When Carmen Rose moved to the Laurel Highlands more than three decades ago, the region reminded her of her homeland of Germany.
She was drawn in by its scenic beauty and the outdoor opportunities that abound here. Forbes State Forest and Laurel Summit State Park are only about five miles from her Boswell-area home, and you can find the 62-year-old on the mountain almost any day of the year.
“It’s my church. It’s where I can think clearly,” she said. “What I really like about the area is Forbes State Forest. I’m on any trail and every trail that there is. Every day I’m up here, especially since I’m not working anymore.”
When she saw a dogsled team bounding through the snow in the Laurel Highlands, it reminded her of a sport she had first become enamored with years earlier while living in Germany.
“I always had dogs. My very first dog team I saw running, I was 9 years old. It always stuck in my head,” she said. “When I moved here, I saw dog teams running. They ran the ski slope road. It rekindled that fire.”
At the time, Rose had five or six dogs – enough to make a team – that she walked every day. Then, in the middle of the night, she woke up with a clear vision: “I need to get a sled!” she recalled.
'We found each other'
She found one in Blair County and quickly discovered how much she and her dogs love their outings.
Over the years, she built up her stable. She currently has 18 dogs from all over the country – Maryland, South Carolina, New Hampshire, Michigan, and even Alaska. Rose has Siberian huskies, Alaskan huskies, German shepherds, and a tree and walker hound.
“More dogs found me as I went along. They just called me from the shelter, ‘Hey, we have this really cute husky. Do you want it?’ ‘Well, no I don’t …’ but I always took them. That’s how I acquired the dogs. They’re shelter dogs. They were just abandoned. We found each other.”
She can run as many as 10 at once, but on the trails in Forbes State Forest, she usually takes five or six dogs on an eight-mile run. She has raced her dogs in Warren County, Pa., as well as New Hampshire, New York, and Michigan, but Rose and her dogs are there to have fun, not win a prize.

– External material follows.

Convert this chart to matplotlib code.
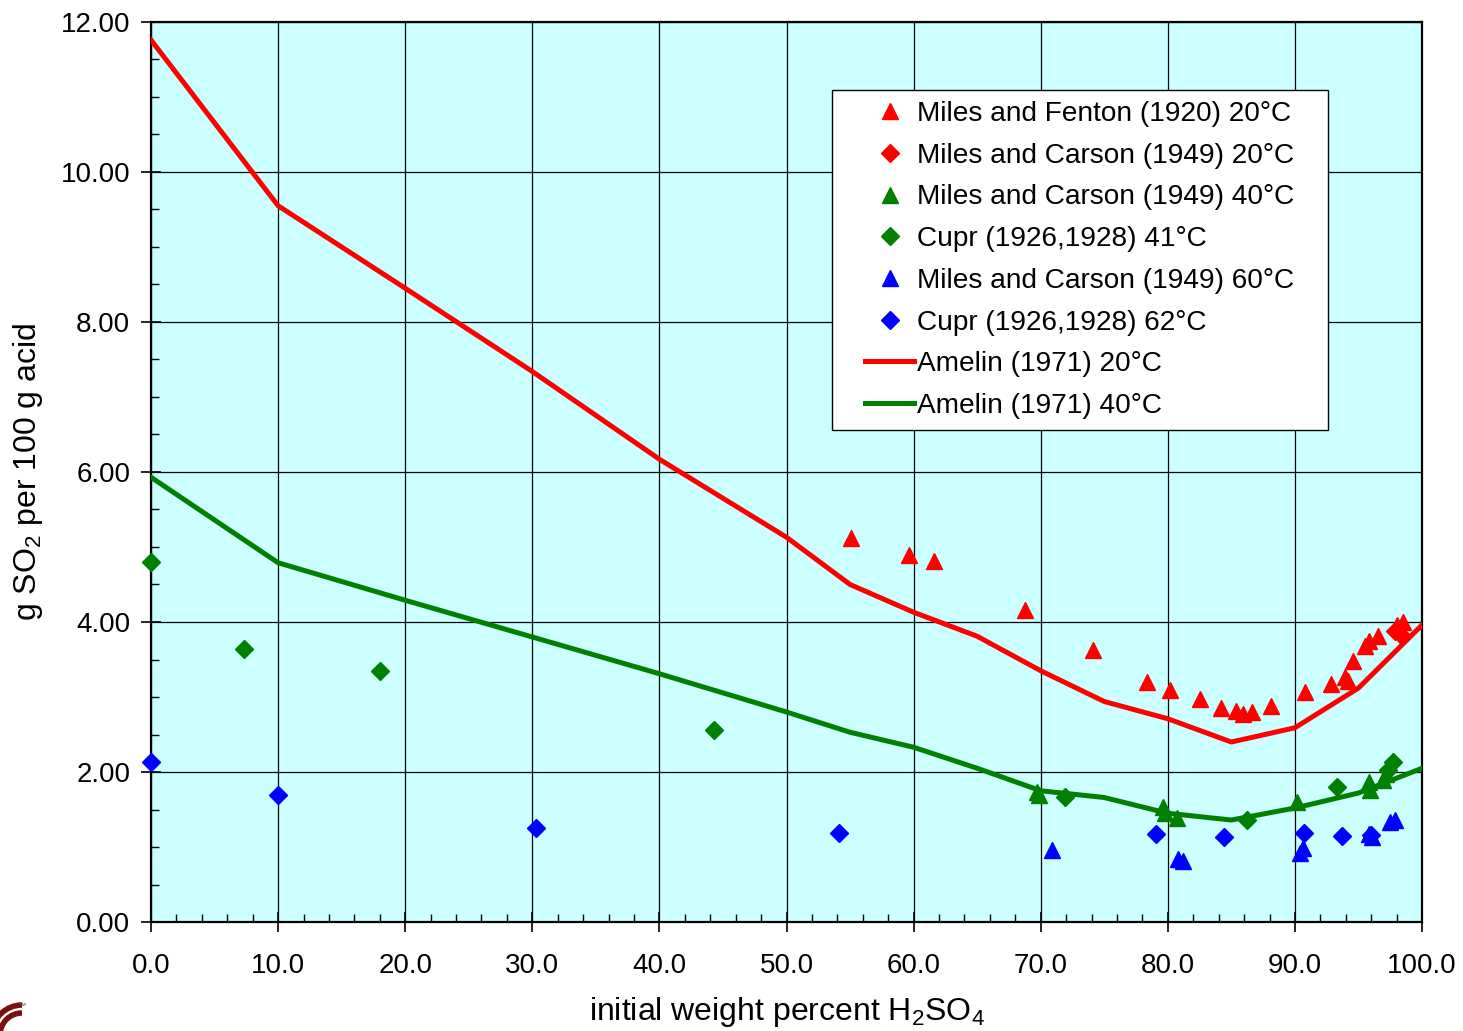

“The mushers up north will tell you they run better when they are tied outside and you let them loose,” she said. “I just keep them as my friends most of all. They are my pets, and they work for me. They love to work.”
Rose’s husband, Les, said the dogs know that when the harness comes off the hook at their home it’s time to run, and they enthusiastically head for the door. The mountain seems to call to the dogs just as it does to Rose.
“There are times when I say I’m staying at home – knitting or reading or cleaning the house. And then I look outside and it’s like, ‘No. I can do that when I’m old,’ ” she said.
At home in the mountains
Rose’s proximity to trails makes it a natural destination for her and her dogs, no matter the season. They go hiking with her. Or she will hook two or three dogs to her mountain bike and go, maybe stopping to pick some blueberries or cranberries along the way. She even has a summer sled that looks like a big tricycle. She’ll go four or five miles with a team in the summer, return home and then load up another group of dogs for a run through Forbes State Forest.
“It’s beautiful any time of the year,” she said. “My favorite – I like what I’m doing with the dogs and the sled – but I love fall. When the seasons actually change, and it gets cold. Maybe a little bit of snow, freezing rain.”
Rose enjoys the solitude that she finds in the Laurel Highlands.
“It’s my home. I made it my home,” she said. “The area, what’s special about it is we can go out and get away from it all.”